LAS VEGAS — A couple of years ago during the summer, former Arizona basketball player Reggie Geary was in Las Vegas evaluating raw high school talent as an assistant coach at SMU.
Reggie Geary’s coaching career took a turn for the better in the Japanese professional league last season (Yokohoma B-Corsairs photo)
Some of the gyms had poor lighting and inadequate air conditioning. The sparse crowds consisted mostly of parents and collegiate coaches. Although the players in the AAU circuit believed basketball was their future, they did not feel the pressure of having to succeed at that moment to earn a paycheck playing the game they love.
“Obviously, now I am working with finances and economics that you don’t deal with — or you are not supposed to deal with — at the collegiate level,” Geary told me in the stands while scouting former college players at the NBA Summer League in the clean and cool Cox Pavilion, adjacent to the Thomas & Mack Center.

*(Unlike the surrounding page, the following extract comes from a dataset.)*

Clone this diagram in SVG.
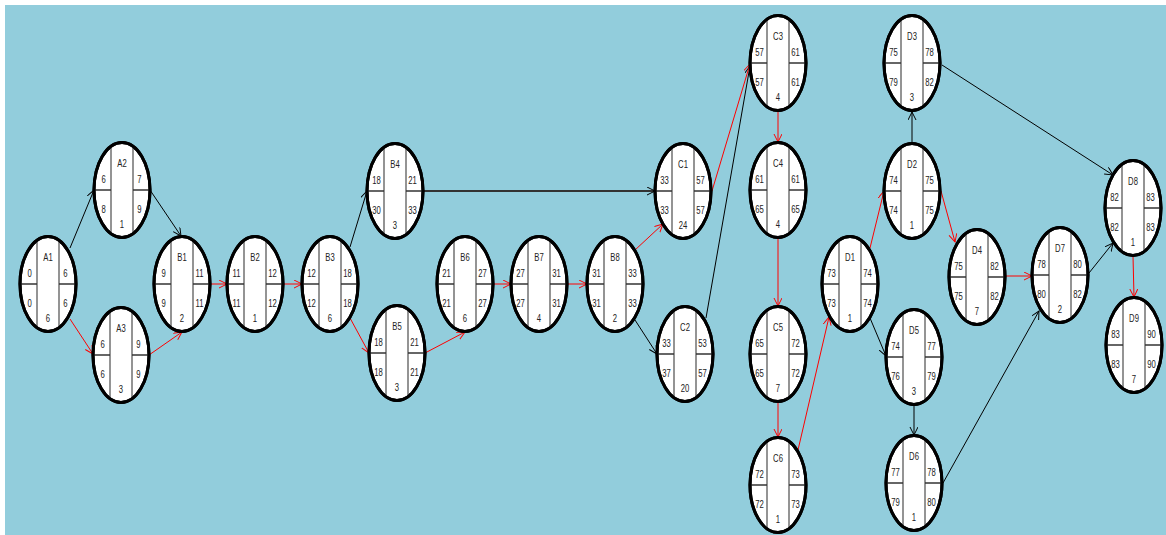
<svg xmlns="http://www.w3.org/2000/svg" xmlns:xlink="http://www.w3.org/1999/xlink" width="1166" height="535" viewBox="0 0 1166 535">
  <style>
    .bg { fill: #92CDDC; }
    .oval { fill: #ffffff; stroke: #000000; stroke-width: 3; }
    .vdiv { stroke: #707070; stroke-width: 1.5; }
    .hdiv { stroke: #333333; stroke-width: 1.5; }
    .t text { font-family: "Liberation Sans", Arial, sans-serif; font-size: 11px; fill: #222222; text-anchor: middle; }
    .crit { stroke: #FF0000; stroke-width: 1; fill: none; marker-end: url(#arrRed); }
    .norm { stroke: #000000; stroke-width: 1; fill: none; marker-end: url(#arrBlack); }
    .heavy { stroke: #333333; stroke-width: 2; fill: none; marker-end: url(#arrBlack); }
  </style>
  <defs>
    <marker id="arrRed" markerUnits="userSpaceOnUse" markerWidth="10" markerHeight="10" refX="8" refY="4" orient="auto">
      <path d="M0,0 L8,4 L0,8" fill="none" stroke="#FF0000" stroke-width="1"/>
    </marker>
    <marker id="arrBlack" markerUnits="userSpaceOnUse" markerWidth="10" markerHeight="10" refX="8" refY="4" orient="auto">
      <path d="M0,0 L8,4 L0,8" fill="none" stroke="#000000" stroke-width="1"/>
    </marker>
    <!-- node shell: oval split into three columns, side columns split in half -->
    <g id="shell">
      <ellipse class="oval" cx="0" cy="0" rx="28" ry="47.5"/>
      <line class="vdiv" x1="-11" y1="-44" x2="-11" y2="44"/>
      <line class="vdiv" x1="11" y1="-44" x2="11" y2="44"/>
      <line class="hdiv" x1="-28" y1="0" x2="-11" y2="0"/>
      <line class="hdiv" x1="11" y1="0" x2="28" y2="0"/>
      <ellipse cx="0" cy="0" rx="28" ry="47.5" fill="none" stroke="#000" stroke-width="3"/>
    </g>
  </defs>

  <rect class="bg" x="5" y="5" width="1161" height="530"/>

  <!-- connectors -->
  <g id="connectors">
    <line class="norm" x1="70" y1="248" x2="94" y2="190"/>
    <line class="crit" x1="70" y1="319" x2="93" y2="354"/>
    <line class="norm" x1="150" y1="190" x2="181" y2="236"/>
    <line class="crit" x1="149" y1="355" x2="182" y2="332"/>
    <line class="crit" x1="210" y1="284" x2="227" y2="284"/>
    <line class="crit" x1="283" y1="284" x2="302" y2="284"/>
    <line class="norm" x1="350" y1="247" x2="367" y2="191"/>
    <line class="crit" x1="350" y1="318" x2="369" y2="353"/>
    <line class="heavy" x1="423" y1="191" x2="655" y2="191"/>
    <line class="crit" x1="425" y1="353" x2="465" y2="332"/>
    <line class="crit" x1="493" y1="284" x2="511" y2="284"/>
    <line class="crit" x1="567" y1="284" x2="587" y2="284"/>
    <line class="crit" x1="635" y1="250" x2="663" y2="224"/>
    <line class="norm" x1="635" y1="320" x2="657" y2="354"/>
    <line class="norm" x1="706" y1="318" x2="750" y2="66"/>
    <line class="crit" x1="712" y1="191" x2="750" y2="64"/>
    <line class="crit" x1="778" y1="111" x2="778" y2="142"/>
    <line class="crit" x1="778" y1="238" x2="778" y2="306"/>
    <line class="crit" x1="778" y1="402" x2="778" y2="437"/>
    <line class="crit" x1="798" y1="450" x2="829" y2="317"/>
    <line class="crit" x1="870" y1="248" x2="884" y2="191"/>
    <line class="norm" x1="870" y1="318" x2="886" y2="356"/>
    <line class="norm" x1="912" y1="143" x2="912" y2="112"/>
    <line class="crit" x1="941" y1="191" x2="955" y2="242"/>
    <line class="norm" x1="942" y1="65" x2="1113" y2="175"/>
    <line class="crit" x1="1005" y1="276" x2="1032" y2="276"/>
    <line class="norm" x1="914" y1="405" x2="914" y2="435"/>
    <line class="norm" x1="943" y1="483" x2="1039" y2="311"/>
    <line class="norm" x1="1089" y1="273" x2="1113" y2="243"/>
    <line class="crit" x1="1133" y1="256" x2="1134" y2="297" stroke="#E03030"/>
  </g>

  <!-- nodes: name, early start / early finish (top), late start / late finish (bottom), duration -->
  <g id="A1" transform="translate(48,284)"><use xlink:href="#shell"/><g class="t" transform="scale(0.7,1)"><text x="0" y="-23">A1</text><text x="-26.4" y="-7">0</text><text x="25" y="-7">6</text><text x="-26.4" y="23">0</text><text x="25" y="23">6</text><text x="0" y="38">6</text></g></g>
  <g id="A2" transform="translate(122,190)"><use xlink:href="#shell"/><g class="t" transform="scale(0.7,1)"><text x="0" y="-23">A2</text><text x="-26.4" y="-7">6</text><text x="25" y="-7">7</text><text x="-26.4" y="23">8</text><text x="25" y="23">9</text><text x="0" y="38">1</text></g></g>
  <g id="A3" transform="translate(121,355)"><use xlink:href="#shell"/><g class="t" transform="scale(0.7,1)"><text x="0" y="-23">A3</text><text x="-26.4" y="-7">6</text><text x="25" y="-7">9</text><text x="-26.4" y="23">6</text><text x="25" y="23">9</text><text x="0" y="38">3</text></g></g>
  <g id="B1" transform="translate(182,284)"><use xlink:href="#shell"/><g class="t" transform="scale(0.7,1)"><text x="0" y="-23">B1</text><text x="-26.4" y="-7">9</text><text x="25" y="-7">11</text><text x="-26.4" y="23">9</text><text x="25" y="23">11</text><text x="0" y="38">2</text></g></g>
  <g id="B2" transform="translate(255,284)"><use xlink:href="#shell"/><g class="t" transform="scale(0.7,1)"><text x="0" y="-23">B2</text><text x="-26.4" y="-7">11</text><text x="25" y="-7">12</text><text x="-26.4" y="23">11</text><text x="25" y="23">12</text><text x="0" y="38">1</text></g></g>
  <g id="B3" transform="translate(330,284)"><use xlink:href="#shell"/><g class="t" transform="scale(0.7,1)"><text x="0" y="-23">B3</text><text x="-26.4" y="-7">12</text><text x="25" y="-7">18</text><text x="-26.4" y="23">12</text><text x="25" y="23">18</text><text x="0" y="38">6</text></g></g>
  <g id="B4" transform="translate(395,191)"><use xlink:href="#shell"/><g class="t" transform="scale(0.7,1)"><text x="0" y="-23">B4</text><text x="-26.4" y="-7">18</text><text x="25" y="-7">21</text><text x="-26.4" y="23">30</text><text x="25" y="23">33</text><text x="0" y="38">3</text></g></g>
  <g id="B5" transform="translate(397,353)"><use xlink:href="#shell"/><g class="t" transform="scale(0.7,1)"><text x="0" y="-23">B5</text><text x="-26.4" y="-7">18</text><text x="25" y="-7">21</text><text x="-26.4" y="23">18</text><text x="25" y="23">21</text><text x="0" y="38">3</text></g></g>
  <g id="B6" transform="translate(465,284)"><use xlink:href="#shell"/><g class="t" transform="scale(0.7,1)"><text x="0" y="-23">B6</text><text x="-26.4" y="-7">21</text><text x="25" y="-7">27</text><text x="-26.4" y="23">21</text><text x="25" y="23">27</text><text x="0" y="38">6</text></g></g>
  <g id="B7" transform="translate(539,284)"><use xlink:href="#shell"/><g class="t" transform="scale(0.7,1)"><text x="0" y="-23">B7</text><text x="-26.4" y="-7">27</text><text x="25" y="-7">31</text><text x="-26.4" y="23">27</text><text x="25" y="23">31</text><text x="0" y="38">4</text></g></g>
  <g id="B8" transform="translate(615,284)"><use xlink:href="#shell"/><g class="t" transform="scale(0.7,1)"><text x="0" y="-23">B8</text><text x="-26.4" y="-7">31</text><text x="25" y="-7">33</text><text x="-26.4" y="23">31</text><text x="25" y="23">33</text><text x="0" y="38">2</text></g></g>
  <g id="C1" transform="translate(683,191)"><use xlink:href="#shell"/><g class="t" transform="scale(0.7,1)"><text x="0" y="-23">C1</text><text x="-26.4" y="-7">33</text><text x="25" y="-7">57</text><text x="-26.4" y="23">33</text><text x="25" y="23">57</text><text x="0" y="38">24</text></g></g>
  <g id="C2" transform="translate(685,354)"><use xlink:href="#shell"/><g class="t" transform="scale(0.7,1)"><text x="0" y="-23">C2</text><text x="-26.4" y="-7">33</text><text x="25" y="-7">53</text><text x="-26.4" y="23">37</text><text x="25" y="23">57</text><text x="0" y="38">20</text></g></g>
  <g id="C3" transform="translate(778,63)"><use xlink:href="#shell"/><g class="t" transform="scale(0.7,1)"><text x="0" y="-23">C3</text><text x="-26.4" y="-7">57</text><text x="25" y="-7">61</text><text x="-26.4" y="23">57</text><text x="25" y="23">61</text><text x="0" y="38">4</text></g></g>
  <g id="C4" transform="translate(778,190)"><use xlink:href="#shell"/><g class="t" transform="scale(0.7,1)"><text x="0" y="-23">C4</text><text x="-26.4" y="-7">61</text><text x="25" y="-7">61</text><text x="-26.4" y="23">65</text><text x="25" y="23">65</text><text x="0" y="38">4</text></g></g>
  <g id="C5" transform="translate(778,354)"><use xlink:href="#shell"/><g class="t" transform="scale(0.7,1)"><text x="0" y="-23">C5</text><text x="-26.4" y="-7">65</text><text x="25" y="-7">72</text><text x="-26.4" y="23">65</text><text x="25" y="23">72</text><text x="0" y="38">7</text></g></g>
  <g id="C6" transform="translate(778,485)"><use xlink:href="#shell"/><g class="t" transform="scale(0.7,1)"><text x="0" y="-23">C6</text><text x="-26.4" y="-7">72</text><text x="25" y="-7">73</text><text x="-26.4" y="23">72</text><text x="25" y="23">73</text><text x="0" y="38">1</text></g></g>
  <g id="D1" transform="translate(850,284)"><use xlink:href="#shell"/><g class="t" transform="scale(0.7,1)"><text x="0" y="-23">D1</text><text x="-26.4" y="-7">73</text><text x="25" y="-7">74</text><text x="-26.4" y="23">73</text><text x="25" y="23">74</text><text x="0" y="38">1</text></g></g>
  <g id="D2" transform="translate(912,191)"><use xlink:href="#shell"/><g class="t" transform="scale(0.7,1)"><text x="0" y="-23">D2</text><text x="-26.4" y="-7">74</text><text x="25" y="-7">75</text><text x="-26.4" y="23">74</text><text x="25" y="23">75</text><text x="0" y="38">1</text></g></g>
  <g id="D3" transform="translate(912,63)"><use xlink:href="#shell"/><g class="t" transform="scale(0.7,1)"><text x="0" y="-23">D3</text><text x="-26.4" y="-7">75</text><text x="25" y="-7">78</text><text x="-26.4" y="23">79</text><text x="25" y="23">82</text><text x="0" y="38">3</text></g></g>
  <g id="D4" transform="translate(977,277)"><use xlink:href="#shell"/><g class="t" transform="scale(0.7,1)"><text x="0" y="-23">D4</text><text x="-26.4" y="-7">75</text><text x="25" y="-7">82</text><text x="-26.4" y="23">75</text><text x="25" y="23">82</text><text x="0" y="38">7</text></g></g>
  <g id="D5" transform="translate(914,357)"><use xlink:href="#shell"/><g class="t" transform="scale(0.7,1)"><text x="0" y="-23">D5</text><text x="-26.4" y="-7">74</text><text x="25" y="-7">77</text><text x="-26.4" y="23">76</text><text x="25" y="23">79</text><text x="0" y="38">3</text></g></g>
  <g id="D6" transform="translate(914,483)"><use xlink:href="#shell"/><g class="t" transform="scale(0.7,1)"><text x="0" y="-23">D6</text><text x="-26.4" y="-7">77</text><text x="25" y="-7">78</text><text x="-26.4" y="23">79</text><text x="25" y="23">80</text><text x="0" y="38">1</text></g></g>
  <g id="D7" transform="translate(1060,275)"><use xlink:href="#shell"/><g class="t" transform="scale(0.7,1)"><text x="0" y="-23">D7</text><text x="-26.4" y="-7">78</text><text x="25" y="-7">80</text><text x="-26.4" y="23">80</text><text x="25" y="23">82</text><text x="0" y="38">2</text></g></g>
  <g id="D8" transform="translate(1133,208)"><use xlink:href="#shell"/><g class="t" transform="scale(0.7,1)"><text x="0" y="-23">D8</text><text x="-26.4" y="-7">82</text><text x="25" y="-7">83</text><text x="-26.4" y="23">82</text><text x="25" y="23">83</text><text x="0" y="38">1</text></g></g>
  <g id="D9" transform="translate(1134,345)"><use xlink:href="#shell"/><g class="t" transform="scale(0.7,1)"><text x="0" y="-23">D9</text><text x="-26.4" y="-7">83</text><text x="25" y="-7">90</text><text x="-26.4" y="23">83</text><text x="25" y="23">90</text><text x="0" y="38">7</text></g></g>
</svg>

Geary is attending the summer league as head coach of the Yokohoma B-Corsairs of the Japan Basketball League. Fringe players not guaranteed a spot on NBA rosters are catching Geary’s eye — and a keen eye it is. Now 39, with five years of coaching experience with the NBA’s Developmental League, Arizona, SMU and now Japan, Geary is steadily making a name for himself in the coaching profession.
He was selected the Japan’s 2011-12 coach of the year after the B-Corsairs finished third in the league after placing second in the 10-team Eastern Conference during the regular season. They won their last nine games of the regular season.
“In terms of my growth (as a coach), it really helped me,” Geary said about his season in Japan. “When we first got there, we were just trying to learn the culture and how
they play basketball. They play very, very fast and really play to the three ball (three-point shot).
“I came in with a defensive mindset. I told the guys play defense first. It stuck with the guys. They bought into it. I don’t if I changed the culture there, but I definitely go the guys focused on defense.”
It helped to have players such as former USC forward Marcus Simmons, the 2010-11 Pac-10 Defensive Player of the Year, and Justin Burrell, the Big East’s Sixth Man of the Year with St. John’s in 2010-11, but it was Geary’s mental toughness that set the tone for the B-Corsairs.
The team’s nickname is another word for pirate, which is fitting because Geary exhibited that swashbuckling devil-may-care attitude when he shut down the Pac-10′s best offensive players. He took no prisoners. He does not hold back proclaiming his stature among the best defensive players to wear an Arizona uniform.
“I am the best defensive player in the history of the school, and I keep telling people that,” Geary said with his familiar grin. “That was my niche. It’s nice that people still think of me in a good light.”